From Publishers Weekly

Starred Review. This elegant and witty satire on the dissatisfactions of family life, which continues the story of Patrick Melrose, the hero of St. Aubyn's U.S. debut (Some Hope), opens in August 2000 at Patrick's mother's home in the south of France, with Patrick's five-year-old son, Robert, remembering with preternatural clarity the circumstances of his birth. No one on this vacation is particularly happy; Robert realizes he's being displaced by the arrival of baby brother Thomas, and Patrick is furious because his mother plans to leave her house (and what remains of her fortune) to Seamus Dourke, a ridiculous New Age guru.
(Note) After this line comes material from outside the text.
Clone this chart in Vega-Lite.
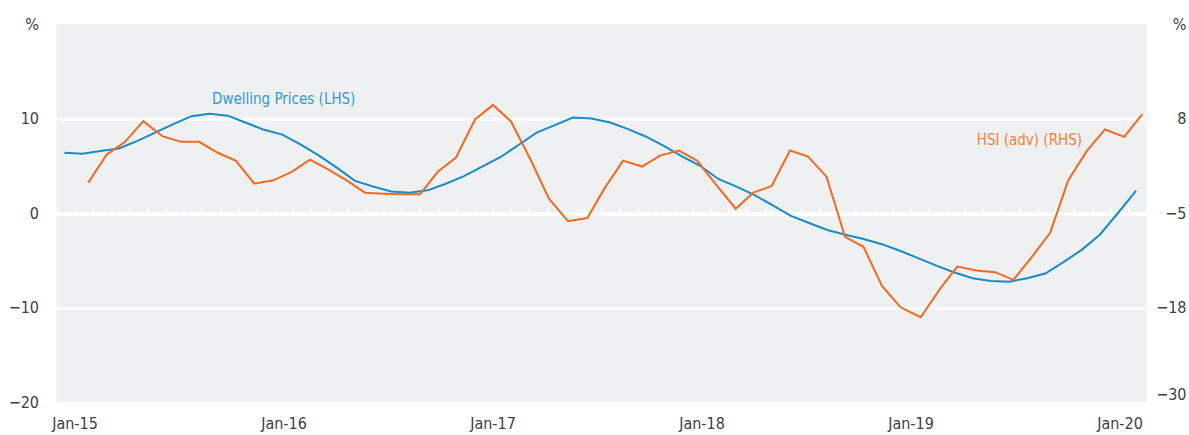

Over the next three Augusts, the Melrose story unfolds from different points of view: Patrick is deep in the throes of a midlife crisis; Mary, his wife, feels her self has been obliterated by the incessant demands of motherhood; and the two precociously verbal children struggle to make sense of the complexities of life. The narrative itself is thin, but the pleasures of the book reside in the author's droll observations (overweight Americans, for example, have "become their own air-bag systems in a dangerous world"). It's yet another novel about familial dysfunction but told in a fresh, acerbic way.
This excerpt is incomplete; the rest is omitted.